I plan to rework y-websocket server not to load the document to memory at all. I explained my plans in the post you mentioned. Eventually, I’d like to be able to handle 100k connections on a single websocket server.
As I explained in the ticket you are mentioning I’m hoping for someone to come in and provide a fix. I really can’t stem this project and my day job on my own. There were a couple of people who offered their support, let’s see if they can fix it first.
@tommoor I plan to keep the document in the compressed binary format in the persistence plugin (I already developed an interface for it).
Part 1: I want so compute the sync steps directly on the Yjs binary format. This is currently only simulated in y-leveldb by temporarily loading the Yjs document.
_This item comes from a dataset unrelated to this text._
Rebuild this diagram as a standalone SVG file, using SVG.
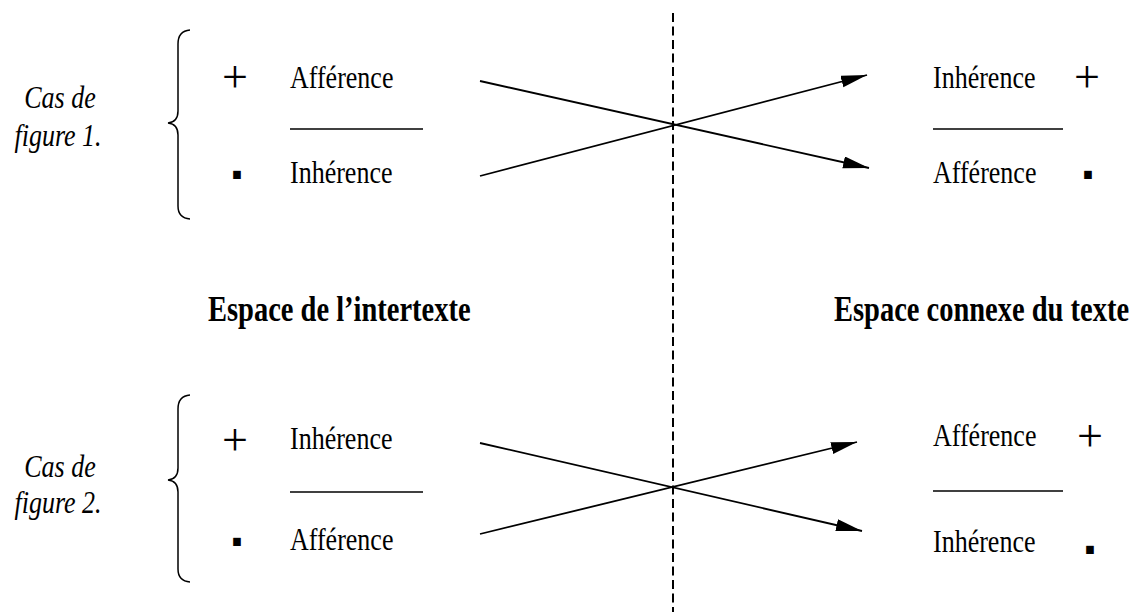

The API can be considered stable though.
Part 2: write a new y-websocket server to use that new API. I’d love to just have an alternative server implementation that uses the new persistence API. I will probably keep the old server around because some people depend on the document content being loaded to memory to periodically send the document content to a database for indexing.
The server implementation is currently quite a mess. It grew over the years. It is not adaptable and doesn’t provide a nice solution for handling authentication… I’d like to have a minimalistic server that others can adapt. Alternatively I know that a lot of people would rather like a server that handles everything for them (more opinionated). This would be open to discussion.